Selectable beam modification element 300 may be removably retained in the recess 250 of optical element 200 in any one or more of a variety of different arrangements. For example, selectable beam modification element 300 may be removably retained in the recess of optical element 200 by friction, or may have a resilient periphery that contacts the inner surface of the recess 250 in optical element 200, or may be of a resilient material and of a diameter to contact the inner surface of the recess 250 in optical element 200, or may have an O-ring in a peripheral groove that contacts the inner surface of the recess 250 in beam modification element 300, or may be retained by pressure where the difference between the diameters of selectable beam modification element 300 and the recess 250 are small. In the illustrated embodiment, selectable beam modification element 300 is retained by a cover provided by lens 10 and lens ring 11, however, a cover of a different form, e.g., a press in or snap in cover, may also be employed.
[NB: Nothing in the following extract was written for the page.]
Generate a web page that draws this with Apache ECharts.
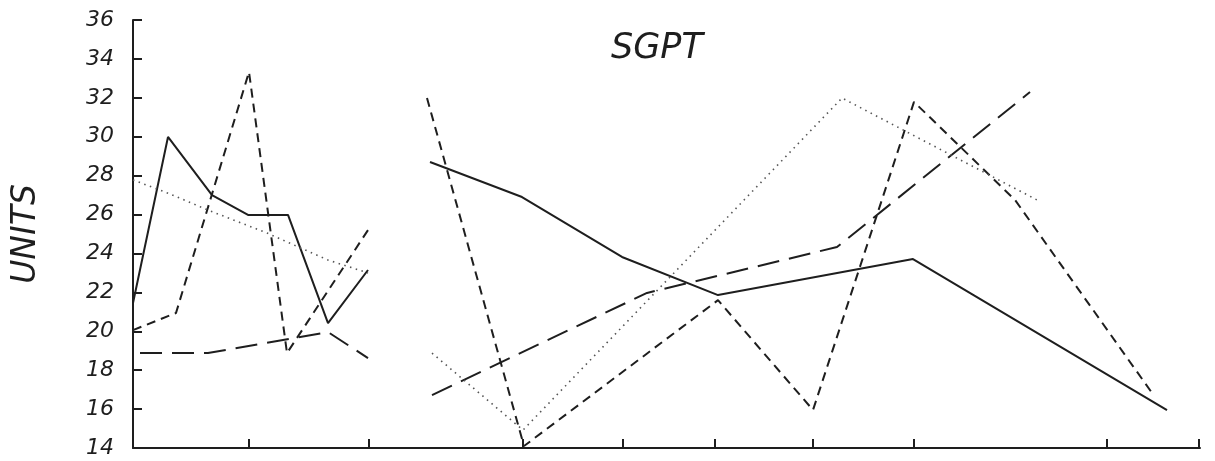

Further, selectable beam modification element 300 may be opaque or may be transparent or translucent and of any desired color, or plural different beam modification elements 300 may be provided with light 100. For example, selectable beam modification element 300 may be of a transparent amber colored material so that the peripheral light is amber in color which is believed to be less fatiguing when reflected by smoke or other particulates in an environment. The intensity of the peripheral light is directly related to the light transmissibility of the material from which selectable beam modification element 300 is made, and so the material employed may be selected to provide a desired level of peripheral light intensity. Further, selectable beam modification element 300 may be of materials of other colors, e.g., red, blue, green, yellow and the like, as may be desired for coloring the peripheral light for a given environment and/or preference, or for merely distinguishing by its color one light 100 from another light 100.
As a result of selectable beam modification element 300 being removably retained in optical element 200, portable light 100 is easily configurable and reconfigurable by a user to produce a beam of light having a lesser peripheral light intensity or a greater peripheral light intensity, as well as to configurations producing peripheral light of different colors and/or intensities.
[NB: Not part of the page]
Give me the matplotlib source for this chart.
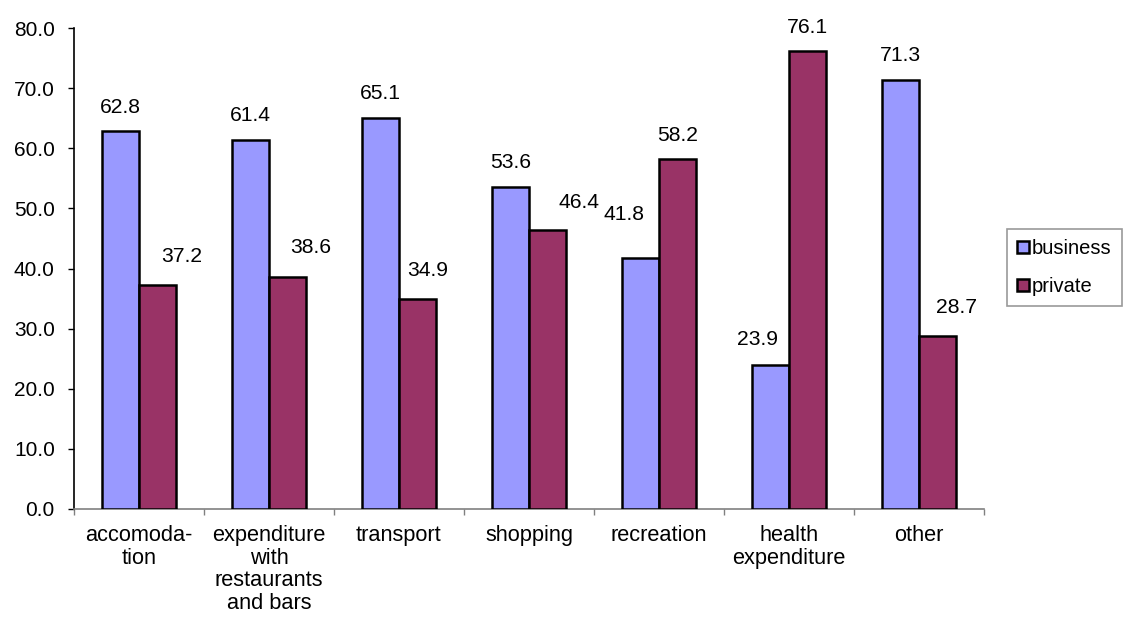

When beam modification element 300 is placed into recess 250 of optical element 200 it blocks light rays Rp which may be absorbed by beam modification element 300 and/or reflected back into optical element 200, and possibly partially absorbed and partially reflected as a practical matter.
In a typical embodiment, TIR optical element 200 and lens 142 may be of an optically clear material, e.g., a glass, polycarbonate, polystyrene, PMMA (acrylic), acrylic, styrene acryl nitride (SAN), or another suitable clear plastic, glass or other suitable optical material. One example embodiment of optical element 200 is about 1.97 inches (about 50 mm) in diameter at its wide flat end, about 0.68 inch (about 17.3 mm) in diameter at its narrower end, and about 1.0 inch (about 25.4 mm) in depth front to rear. Forward cylindrical recess 250 thereof is about 0.70 inch (about 17.8 mm) in diameter and about 0.24 inch (about 6.1 mm) in depth, and rear recess 260 is about 0.67 inch (about 17 mm) in diameter and about 0.46 inch (about 11.7 mm) in depth. An example selectable beam modification element 300 therefor may be of acrylic, styrene or another suitable plastic, and is slightly less than about 0.67 inch (about 17 mm) in diameter and about 0.11 inch (about 2.8 mm) thick.
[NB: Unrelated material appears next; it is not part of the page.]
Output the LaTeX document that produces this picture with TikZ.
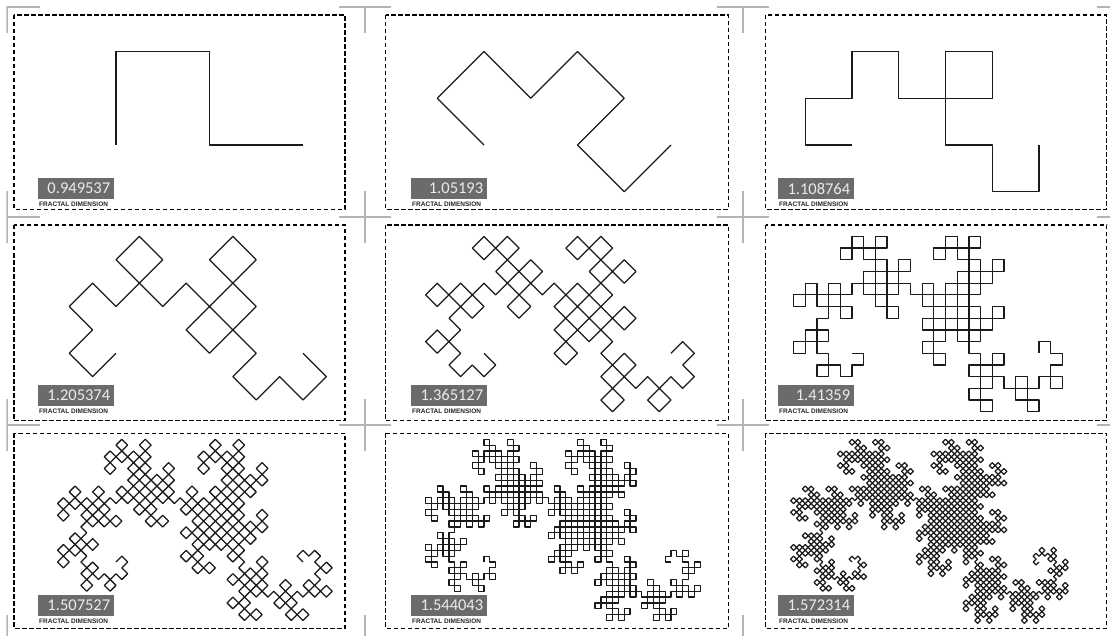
\documentclass[tikz,border=0pt]{standalone}
\usepackage{fontspec}
\usetikzlibrary{lindenmayersystems}
\newfontfamily\numfont{Carlito}
\newfontfamily\capfont{Liberation Sans}
\definecolor{cropgray}{HTML}{B4B4B4}
\definecolor{boxgray}{HTML}{6B6B6B}
\definecolor{numwhite}{HTML}{E8ECEF}
\definecolor{curvecol}{HTML}{1A1A1A}
\pgfdeclarelindenmayersystem{Dragon}{
  \symbol{G}{\pgflsystemdrawforward}
  \rule{F -> F-G}
  \rule{G -> F+G}
}
\begin{document}
\begin{tikzpicture}[x=1pt,y=-1pt,
  cropmark/.style={draw=cropgray, line width=1.4pt},
  panelframe/.style={draw=black, line width=1.35pt, dash pattern=on 4.5pt off 2.5pt},
  dragon/.style={draw=curvecol, line width=1.25pt, line join=round},
  numbox/.style={fill=boxgray, minimum height=21.5pt, text width=68pt, inner xsep=4pt, inner ysep=0pt, align=right, font=\numfont\fontsize{16.5}{16.5}\selectfont, text=numwhite, anchor=north west},
  caplabel/.style={font=\capfont\bfseries\fontsize{6.5}{6.5}\selectfont, text=black!85, inner sep=0pt, anchor=base west}]
\useasboundingbox (0,0) rectangle (1110,636);
\begin{scope}
\clip (6.3,6.3) rectangle (1110,636);
\foreach \gy in {7,217,425,641} {
  \draw[cropmark] (7,\gy) -- (40,\gy) (7,\gy-26) -- (7,\gy+26);
}
\foreach \gx in {365,743,1123} \foreach \gy in {7,217,425,641} {
  \draw[cropmark] (\gx-26,\gy) -- (\gx+26,\gy) (\gx,\gy-26) -- (\gx,\gy+26);
}
\end{scope}
\foreach \i/\xa/\xb/\bx/\sx/\ya/\yb/\by/\cy/\ord/\val in {
 1/14/345/38/116/15/209.3/177.5/145/2/0.949537,
 2/385.5/728.3/411/484/15/209.3/177.5/145/3/1.05193,
 3/765.7/1106.7/778/852/15/209.3/177.5/145/4/1.108764,
 4/14/345/38/116/225/420.7/384.5/353.3/5/1.205374,
 5/385.5/728.3/411/484/225/420.7/384.5/353.3/7/1.365127,
 6/765.7/1106.7/778/852/225/420.7/384.5/353.3/8/1.41359,
 7/14/345/38/116/433.3/628.3/594.5/562/9/1.507527,
 8/385.5/728.3/411/484/433.3/628.3/594.5/562/10/1.544043,
 9/765.7/1106.7/778/852/433.3/628.3/594.5/562/11/1.572314} {
  \draw[panelframe] (\xa,\ya) rectangle (\xb,\yb);
  \node[numbox] (num\i) at (\bx,\by) {\val};
  \node[caplabel] (cap\i) at (\bx+1,\by+29) {FRACTAL DIMENSION};
  \pgfmathsetmacro\stp{187/(sqrt(2)^\ord)}
  \begin{scope}[shift={(\sx,\cy)}, rotate=\ord*45]
    \draw[dragon, l-system={Dragon, axiom=F, order=\ord, step=\stp pt, angle=90}] (0,0) lindenmayer system;
  \end{scope}
}
\end{tikzpicture}
\end{document}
Another example embodiment of beam modification element 200 is about 1.97 inches (about 50 mm) in diameter at its wide flat end, about 0.65 inch (about 16.5 mm) in diameter at its narrower end, and about 1.0 inch (about 25.4 mm) in depth front to rear. Forward cylindrical recess 250 thereof is about 0.45 inch (about 11.4 mm) in diameter and about 0.3 inch (about 7.6 mm) in depth, and rear recess 260 is about 0.59 inch (about 15 mm) in diameter and about 0.50 inch (about 12.7 mm) in depth. An example selectable beam modification element 300 therefor may be of acrylic, styrene or another suitable plastic, and is slightly less than about 0.45 inch (about 11.4 mm) in diameter and about 0.11 inch (about 2.8 mm) thick.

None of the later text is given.